Wir alle, die gesamte Familie Stack, waren eng befreundet mit „Bucky“ (so nannten ihn seine engsten Freunde und Kollegen) und wir hielten es für angemessen, seine Sammlung in unserer Auktion im Frühherbst zu versteigern. Der Termin lag noch nah an der Summer ANA Convention, so dass viele unserer Kunden, die von Übersee anreisten, noch immer in den USA sein würden, einen Besichtigungstermin für die Sammlung einplanen und entweder Vorabgebote abgeben oder sogar an der Auktion teilnehmen könnten. Der Termin sollte kurz nach dem Tag der Arbeit in diesem Jahr liegen, so entschieden wir uns für den 12. und 13. September 2001. Ein reichbebilderter Katalog wurde vorbereitet und wir planten eine lange Ausstellung vor der Auktion, um ein möglichst gutes Publikum zusammenzubekommen.
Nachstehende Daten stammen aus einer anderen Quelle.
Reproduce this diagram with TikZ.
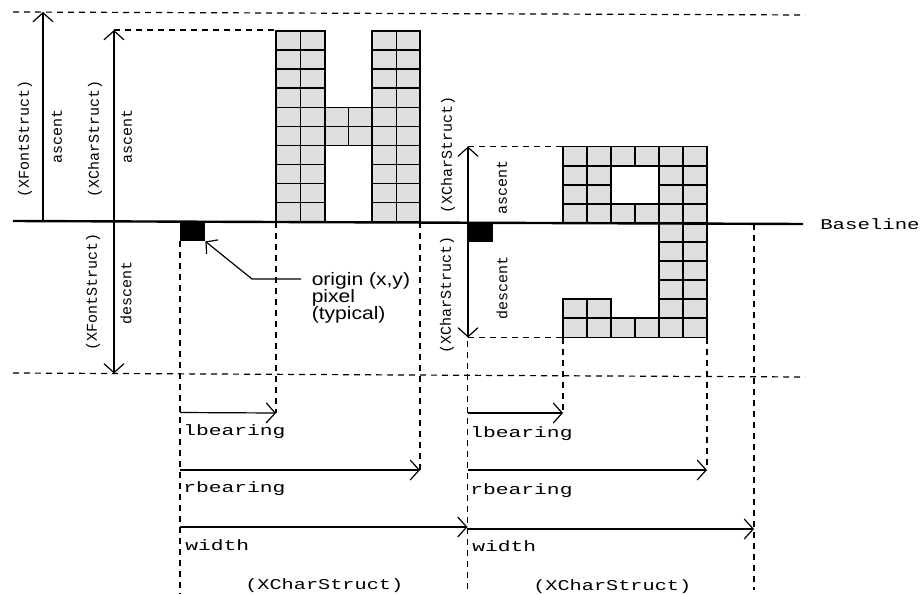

2001 lebte die gesamte Familie Stack auf Long Island, etwa 40 Minuten entfernt von unserem Geschäft. Diese Familienmitglieder waren ich selbst (Harvey), mein Sohn Larry, meine Frau Harriet und meine Tochter Susan. Wir fuhren alle in einem Auto mit Gepäck für mehrere Übernachtungen, hatten für unsere Angestellten Hotelzimmer reserviert und brachen frühmorgens auf, um pünktlich öffnen zu können. So wollten wir alle, die am 11. und 12. September die Stücke besichtigen wollten, rechtzeitig bedienen können. Manche kamen nämlich auch schon vorher und es gab einen riesigen Andrang für die Vorabbesichtigung.

Die Katastrophe

Wir fuhren also durch Queens auf unserem Weg zu der Brücke über den Fluss Harlem, nach Manhattan, dann zum Westside Drive den Hudson entlang ins Zentrum von New York. Als wir gerade auf die Brücke fuhren, kam eine Durchsage im Radio, dass ein Flugzeug in einen der Twin Towers geflogen sei, Menschen versuchten, aus dem Gebäude zu kommen. Tausende arbeiteten dort drinnen und viele seien in den Flammen und beim Zusammenbruch des Gebäudes umgekommen. Kurz danach folgte die Durchsage, auch der zweite Turm sei von einem weiteren Passagierflugzeug getroffen, so dass die Gebäude in noch mehr Feuer gehüllt wurden und immer mehr Trümmer herabstürzten. Diese Berichte waren furchtbar. Und die Familie Stack fuhr noch immer über die Brücke nach Manhattan und dem Westside Drive, Leute stürzten hinaus auf die Straße, ohne zu wissen, wohin sie gingen. Alle waren außer sich und schauten sich um, ob noch mehr Flugzeuge in ihre Richtung fliegen würden. An der 155. Straße fuhren wir an dem Hof vorbei, wo das Museum und die Bibliothek der American Numismatic Society für Jahrzehnte gelegen hatte. Dann bogen wir nach Süden auf den Broadway und fuhren ein paar Blocks weiter.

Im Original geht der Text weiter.